We have two very busy teenagers. Alyssa is finishing up her Junior year of high school, is extremely active in band, is on the varsity soccer team, and does hours of homework a night. Sarah is finishing up her 8th grade year and getting ready to go into high school next year, was on the volleyball team at school, takes band, and is now running track at school. They both play soccer during the fall and winter, with Joe coaching as well.
So we're busy. As are most of you, I'm sure. So I know we're not alone in feeling like we are always running from one thing to another. Trying to catch up with life and squeeze everything in. That's the fast paced side of my life.
But then there are the moments where I feel like I'm leading this slow paced life. Those 11 hours a day I spend watching my daycare kids can be crazy and hectic, seeing as I'm now watching two 9 month olds, a 16th month old, an 18th month old, and a 3 year old. Ummmm. Yeah, it's crazy here! I feel like I'm losing my mind half the time.

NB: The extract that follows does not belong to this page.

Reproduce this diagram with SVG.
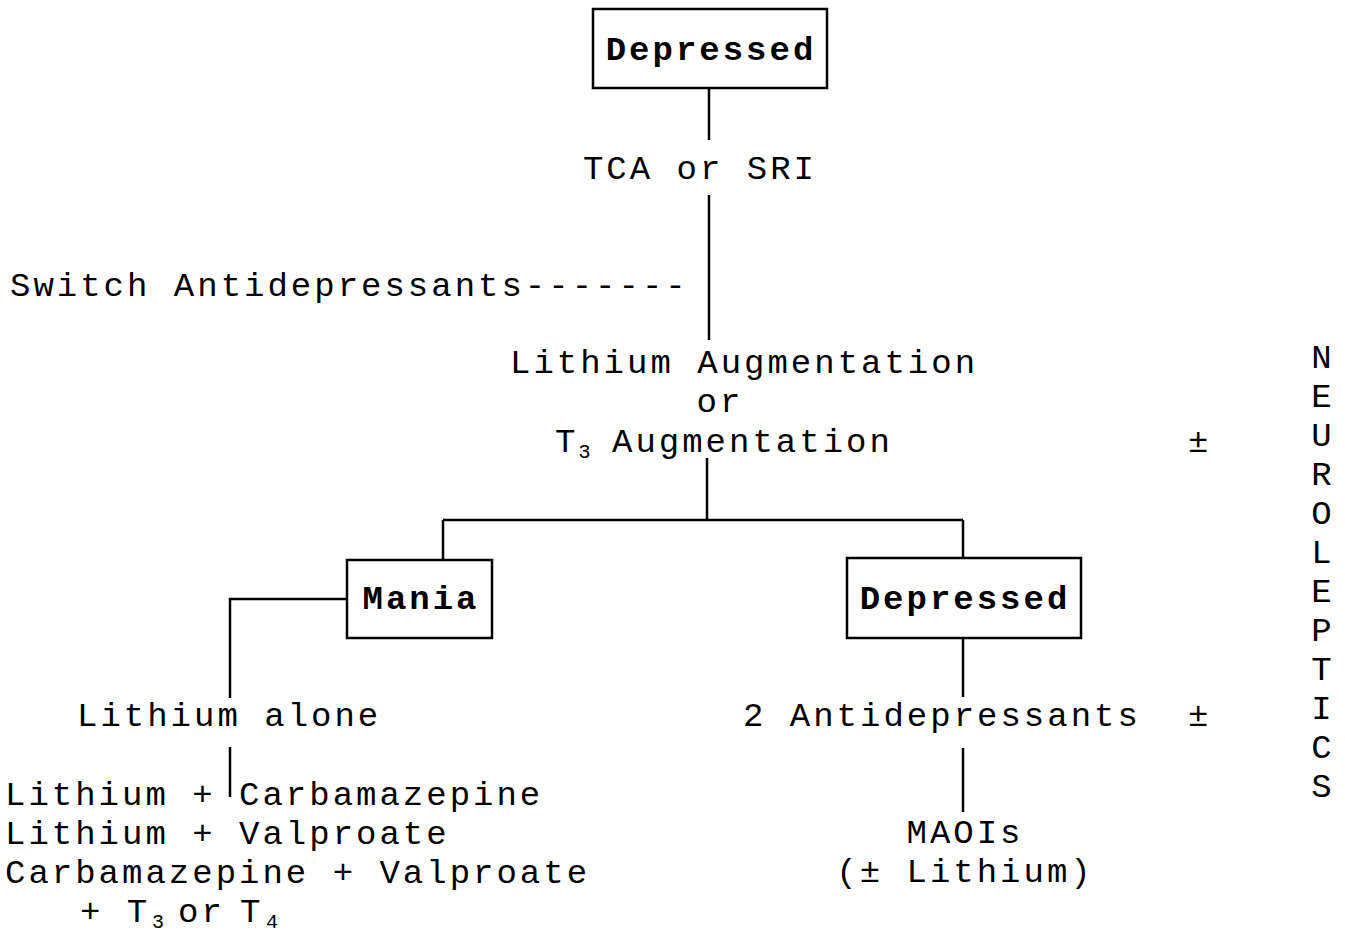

That might have something to do with the fact that most of these kids can't talk to me. They jabber a ton, and they understand me. But they can't converse with me or hold a conversation. I love days when the 3 year old is here, because he gives me all kinds of random conversations. Funny ones, too.
Those 11 hours are filled to the brim with feedings, bottles and sippy cups, diapers galore, picking up the same toys over and over, singing the same songs over and over … basically, I do everything over and over, day after day. So it gets a little mundane at times. My head is spinning with all of the things I need to do, but for the most part, I sit on the floor and entertain the little ones. I have a very hard time sitting still or only doing one thing at a time. I'm a multi-tasker by nature. So when I'm just hanging out with these kids, it's hard to turn off my brain and not think about those other things that are on the to-do list.
Yet, that list has to get done at some point. Unfortunately, you can only ignore a dirty bathroom for so long, right 😉
I'm not even sure what my point is in writing this. The downside of being so crazed and busy, is that my focusing ability isn't that great right now, so I often forget what I was supposed to be doing. Or in this case, what I wanted to say in this post of mine.
Great. If you've read this far, you might be disappointed to hear that there's absolutely no point to my ramblings. Sorry. Long story made short, I'm going to see about getting back to a regular blog schedule. I have posts started, with projects to share. I just haven't gotten around to finishing any of those posts. I want to make time for that this week.